Ends-driven product development


I've spent my entire career in the B2B software space. The early was a lot of consulting and building custom solutions, while the past 6 years has been working on software for call centers.

While I don't have a huge breadth of experience, a lot of my time has been spent iterating on one common feature set: reporting.

Reporting is usually a core component of most B2B products. Every user loves to ask

How can I do {data viz, exportable pivot table, etc.} in your system?

The first question should always be can this functionality be bought? I've gone down embedding a reporting tool into an app a few times and it's never been quite up to snuff. The reason is, if reporting is one of your core components, you want direct control over those features. You need even more flexibility than your users!

Over time, the temptation is to to build something more and more flexible to support different use cases. Products will start down a slippery slope of becoming a BI tool lite.

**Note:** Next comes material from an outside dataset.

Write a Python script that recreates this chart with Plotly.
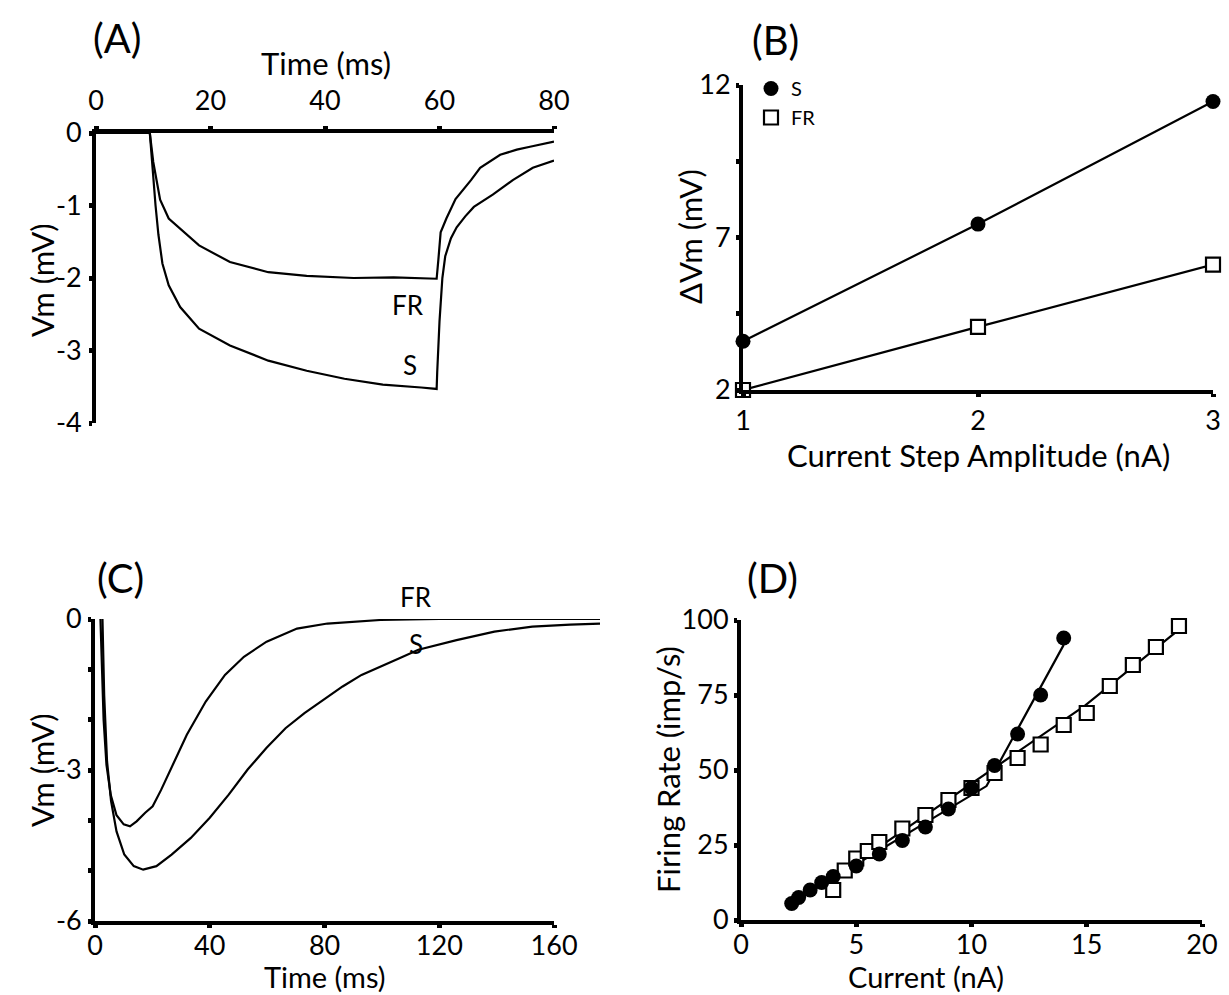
import numpy as np
import plotly.graph_objects as go

# ---------------- Panel A data (time in ms, Vm in mV) ----------------
a_s_t = [0, 5, 9.4, 9.8, 10.1, 10.4, 10.9, 11.6, 12.7, 14.7, 18.0, 23.4, 30.1, 36.8, 43.4, 50.1, 56.8, 59.5,
         59.6, 60.0, 60.5, 61.0, 62.0, 63.0, 64.5, 66.0, 69.3, 72.8, 76.3, 80.0]
a_s_v = [0, 0, 0, -0.4, -0.75, -1.0, -1.4, -1.8, -2.1, -2.4, -2.7, -2.93, -3.14, -3.28, -3.39, -3.47, -3.51, -3.53,
         -3.3, -2.6, -2.0, -1.7, -1.45, -1.3, -1.15, -1.02, -0.85, -0.65, -0.48, -0.38]
a_fr_t = [0, 5, 9.4, 10.0, 10.6, 11.2, 12.7, 15.4, 18.0, 23.4, 30.1, 36.8, 45.0, 52.0, 59.5,
          59.8, 60.2, 61.2, 62.8, 65.5, 67.1, 70.6, 73.5, 75.8, 80.0]
a_fr_v = [0, 0, 0, -0.4, -0.65, -0.92, -1.18, -1.37, -1.55, -1.78, -1.92, -1.97, -2.0, -1.99, -2.01,
          -1.75, -1.37, -1.18, -0.91, -0.65, -0.48, -0.30, -0.23, -0.19, -0.12]
a_xticks = [0, 20, 40, 60, 80]
a_xtext = ["0", "20", "40", "60", "80"]
a_yticks = [0, -1, -2, -3, -4]
a_ytext = ["0", "-1", "-2", "-3", "-4"]

# ---------------- Panel B data ----------------
b_current = [1, 2, 3]
b_s = [3.6, 7.44, 11.46]
b_fr = [2.0, 4.07, 6.11]
b_xticks = [1, 2, 3]
b_xtext = ["1", "2", "3"]
b_yticks = [2, 4.5, 7, 9.5, 12]
b_ytext = ["2", "", "7", "", "12"]

# ---------------- Panel C data ----------------
c_fr_t = [1.9, 2.4, 3.0, 4.0, 5.5, 7.5, 10.0, 12.2, 14.5, 17.5, 20.1, 23.0, 26.7, 32.0, 38.6, 45.3, 51.9,
          59.8, 70.4, 81.0, 99.5, 120, 140, 160, 176]
c_fr_v = [0, -1.0, -2.0, -2.9, -3.5, -3.9, -4.08, -4.12, -4.02, -3.85, -3.72, -3.4, -2.96, -2.3, -1.64, -1.11, -0.75,
          -0.45, -0.19, -0.09, -0.02, 0, 0, 0, 0]
c_s_t = [2.6, 3.2, 4.2, 5.6, 7.5, 10.2, 13.5, 16.8, 21.4, 26.7, 33.4, 40.0, 46.6, 53.2, 59.8, 66.4, 73.0,
         79.6, 86.3, 92.9, 99.5, 106.1, 112.7, 126.0, 139.2, 152.4, 165.6, 176.0]
c_s_v = [0, -1.51, -2.83, -3.62, -4.22, -4.68, -4.91, -4.98, -4.91, -4.68, -4.35, -3.95, -3.49, -2.99, -2.56, -2.17,
         -1.87, -1.61, -1.34, -1.11, -0.95, -0.78, -0.61, -0.42, -0.25, -0.15, -0.11, -0.09]
c_xticks = [0, 40, 80, 120, 160]
c_xtext = ["0", "40", "80", "120", "160"]
c_yticks = [0, -1, -2, -3, -4, -5, -6]
c_ytext = ["0", "", "", "-3", "", "", "-6"]

# ---------------- Panel D data ----------------
d_s_x = [2.2, 2.5, 3, 3.5, 4, 5, 6, 7, 8, 9, 10, 11, 12, 13, 14]
d_s_y = [5.5, 7.5, 10, 12.5, 14.5, 18, 22, 26.5, 31, 37, 44, 51.5, 62, 75, 94]
d_fr_x = [4, 4.5, 5, 5.5, 6, 7, 8, 9, 10, 11, 12, 13, 14, 15, 16, 17, 18, 19]
d_fr_y = [10, 16.5, 20.5, 23, 26, 30.5, 35, 40, 44, 49, 54, 58.5, 65, 69, 78, 85, 91, 98]
d_s_break = 10.5
d_fr_break = 10.5
d_xticks = [0, 5, 10, 15, 20]
d_xtext = ["0", "5", "10", "15", "20"]
d_yticks = [0, 25, 50, 75, 100]
d_ytext = ["0", "25", "50", "75", "100"]

FONT = "Lato, 'Open Sans', sans-serif"
W, H = 1229, 995
TICK_SIZE = 27
TITLE_SIZE = 31
BOTTOM_TITLE_SIZE = 27


def two_piece(xs, ys, brk):
    xs = np.asarray(xs, float)
    ys = np.asarray(ys, float)
    lo = xs <= brk
    hi = xs >= brk
    m1, c1 = np.polyfit(xs[lo], ys[lo], 1)
    m2, c2 = np.polyfit(xs[hi], ys[hi], 1)
    xi = (c2 - c1) / (m1 - m2)
    lx = [xs.min(), xi, xs.max()]
    ly = [m1 * xs.min() + c1, m1 * xi + c1, m2 * xs.max() + c2]
    return lx, ly


fig = go.Figure()
LW = 2.2

# Panel A
fig.add_trace(go.Scatter(x=a_fr_t, y=a_fr_v, mode="lines", line=dict(color="black", width=LW),
                         xaxis="x", yaxis="y", showlegend=False))
fig.add_trace(go.Scatter(x=a_s_t, y=a_s_v, mode="lines", line=dict(color="black", width=LW),
                         xaxis="x", yaxis="y", showlegend=False))

# Panel B
fig.add_trace(go.Scatter(x=b_current, y=b_s, mode="lines", line=dict(color="black", width=LW),
                         xaxis="x2", yaxis="y2", showlegend=False))
fig.add_trace(go.Scatter(x=b_current, y=b_fr, mode="lines", line=dict(color="black", width=LW),
                         xaxis="x2", yaxis="y2", showlegend=False))
fig.add_trace(go.Scatter(x=b_current, y=b_s, mode="markers", name="S",
                         marker=dict(symbol="circle", size=15, color="black"),
                         xaxis="x2", yaxis="y2", cliponaxis=False))
fig.add_trace(go.Scatter(x=b_current, y=b_fr, mode="markers", name="FR",
                         marker=dict(symbol="square", size=14, color="white", line=dict(color="black", width=2.2)),
                         xaxis="x2", yaxis="y2", cliponaxis=False))

# Panel C (data axis x3 extends past the drawn axis x5)
fig.add_trace(go.Scatter(x=[], y=[], mode="lines", xaxis="x5", yaxis="y3", showlegend=False,
                         hoverinfo="skip"))
fig.add_trace(go.Scatter(x=c_fr_t, y=c_fr_v, mode="lines", line=dict(color="black", width=LW),
                         xaxis="x3", yaxis="y3", showlegend=False))
fig.add_trace(go.Scatter(x=c_s_t, y=c_s_v, mode="lines", line=dict(color="black", width=LW),
                         xaxis="x3", yaxis="y3", showlegend=False))

# Panel D
sx, sy = two_piece(d_s_x, d_s_y, d_s_break)
fx, fy = two_piece(d_fr_x, d_fr_y, d_fr_break)
fig.add_trace(go.Scatter(x=sx, y=sy, mode="lines", line=dict(color="black", width=LW),
                         xaxis="x4", yaxis="y4", showlegend=False))
fig.add_trace(go.Scatter(x=fx, y=fy, mode="lines", line=dict(color="black", width=LW),
                         xaxis="x4", yaxis="y4", showlegend=False))
fig.add_trace(go.Scatter(x=d_fr_x, y=d_fr_y, mode="markers",
                         marker=dict(symbol="square", size=14, color="white", line=dict(color="black", width=2.2)),
                         xaxis="x4", yaxis="y4", showlegend=False, cliponaxis=False))
fig.add_trace(go.Scatter(x=d_s_x, y=d_s_y, mode="markers",
                         marker=dict(symbol="circle", size=15, color="black"),
                         xaxis="x4", yaxis="y4", showlegend=False, cliponaxis=False))


def ax(**kw):
    base = dict(showline=True, linewidth=4, linecolor="black", ticks="outside", ticklen=3, tickwidth=5,
                tickcolor="black", showgrid=False, zeroline=False, mirror=False, automargin=False,
                tickfont=dict(family=FONT, size=TICK_SIZE, color="black"), fixedrange=True,
                tickmode="array")
    base.update(kw)
    return base


def px(x0, x1):
    return [x0 / W, x1 / W]


def py(top, bottom):
    return [1 - bottom / H, 1 - top / H]


fig.update_layout(
    width=W, height=H, margin=dict(l=0, r=0, t=0, b=0, pad=0, autoexpand=False),
    paper_bgcolor="white", plot_bgcolor="rgba(0,0,0,0)",
    font=dict(family=FONT, color="black"),
    xaxis=ax(domain=px(96, 554), anchor="y", side="top", range=[0, 80],
             tickvals=a_xticks, ticktext=a_xtext, ticklabelstandoff=5),
    yaxis=ax(domain=py(133, 423), anchor="x", range=[-4, 0],
             tickvals=a_yticks, ticktext=a_ytext, ticklabelstandoff=2),
    xaxis2=ax(domain=px(743, 1213), anchor="y2", range=[1, 3],
              tickvals=b_xticks, ticktext=b_xtext, ticklabelstandoff=1),
    yaxis2=ax(domain=py(85, 390), anchor="x2", range=[2, 12],
              tickvals=b_yticks, ticktext=b_ytext, ticklabelstandoff=0),
    xaxis3=dict(domain=px(95, 600), anchor="y3", range=[0, 176], visible=False, fixedrange=True),
    yaxis3=ax(domain=py(619, 921), anchor="x5", range=[-6, 0],
              tickvals=c_yticks, ticktext=c_ytext, ticklabelstandoff=1),
    xaxis5=ax(domain=px(95, 554.1), anchor="y3", range=[0, 160],
              tickvals=c_xticks, ticktext=c_xtext, ticklabelstandoff=-5),
    xaxis4=ax(domain=px(741, 1202), anchor="y4", range=[0, 20],
              tickvals=d_xticks, ticktext=d_xtext, ticklabelstandoff=-5),
    yaxis4=ax(domain=py(620, 920), anchor="x4", range=[0, 100],
              tickvals=d_yticks, ticktext=d_ytext, ticklabelstandoff=0),
    showlegend=True,
    legend=dict(x=751 / W, y=1 - 69 / H, xanchor="left", yanchor="top", bgcolor="rgba(0,0,0,0)",
                font=dict(family=FONT, size=20, color="black"), itemwidth=30, tracegroupgap=0),
)

# Trace labels
lab = dict(font=dict(family=FONT, size=26, color="black"), showarrow=False, xanchor="center", yanchor="middle")
fig.add_annotation(x=54.5, y=-2.37, xref="x", yref="y", text="FR", **lab)
fig.add_annotation(x=54.8, y=-3.2, xref="x", yref="y", text="S", **lab)
fig.add_annotation(x=112, y=0, yshift=22, xref="x3", yref="y3", text="FR", **lab)
fig.add_annotation(x=112, y=-0.5, xref="x3", yref="y3", text="S", **lab)

# Axis titles
tl = dict(font=dict(family=FONT, size=TITLE_SIZE, color="black"), showarrow=False, xref="paper", yref="paper",
          xanchor="center", yanchor="middle")
tlb = dict(tl, font=dict(family=FONT, size=BOTTOM_TITLE_SIZE + 2, color="black"), yanchor="bottom")
fig.add_annotation(x=326 / W, y=1 - 63 / H, text="Time (ms)", **tl)
fig.add_annotation(x=42 / W, y=1 - 280 / H, text="Vm (mV)", textangle=-90, **tl)
fig.add_annotation(x=978 / W, y=1 - 455 / H, text="Current Step Amplitude (nA)", **tl)
fig.add_annotation(x=690 / W, y=1 - 237 / H, text="ΔVm (mV)", textangle=-90, **tl)
fig.add_annotation(x=325 / W, y=0, borderpad=0, text="Time (ms)", **tlb)
fig.add_annotation(x=42 / W, y=1 - 770 / H, text="Vm (mV)", textangle=-90, **tl)
fig.add_annotation(x=926 / W, y=0, borderpad=0, text="Current (nA)", **tlb)
fig.add_annotation(x=668 / W, y=1 - 770 / H, text="Firing Rate (imp/s)", textangle=-90, **tl)

# Panel letters
plab = dict(font=dict(family=FONT, size=40, color="black"), showarrow=False, xref="paper", yref="paper",
            xanchor="center", yanchor="middle")
fig.add_annotation(x=117 / W, y=1 - 38 / H, text="(A)", **plab)
fig.add_annotation(x=776 / W, y=1 - 40 / H, text="(B)", **plab)
fig.add_annotation(x=120 / W, y=1 - 578 / H, text="(C)", **plab)
fig.add_annotation(x=772 / W, y=1 - 578 / H, text="(D)", **plab)

fig.write_html("out.html")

This slide has a huge cost. BI tools are immensely complex software. Configuration as data takes a lot of work to maintain from the developer standpoint and usually ends up with a legion of solution architects who configure the software for individual clients.

There's a reason the BI space is large and ripe to disruption: it's really hard to meet everyone's requirements and remain usable. A tool will become overly complex, and a more elegant (likely not simpler) solution will come along. This cycle isn't unique to the BI space, but most software in general.

So, how can this slide be avoided? When building solutions for your users keep the focus on the ends, not the means. This can be hard. Many people think of their jobs in terms of the means.

I need this report because I email it my boss every 3rd Wednesday before 3:00pm. I'm not totally sure what they do with it.

Reporting is not an end. Hopefully that employee's boss does something with that report, but that is another discussion. The hard part during requirements gather and discovery is distilling the ends. You probably need to talk to that employee's boss's boss. If there is a line chart that shows a downward trend, what action does that trigger up the chain of command?

Focus on those actions, the ends, rather than the reports, the means. Gleaning insight from data is a hard skill to learn. If your product can automate that insight, you're building something useful, not something that just demos and photographs nicely.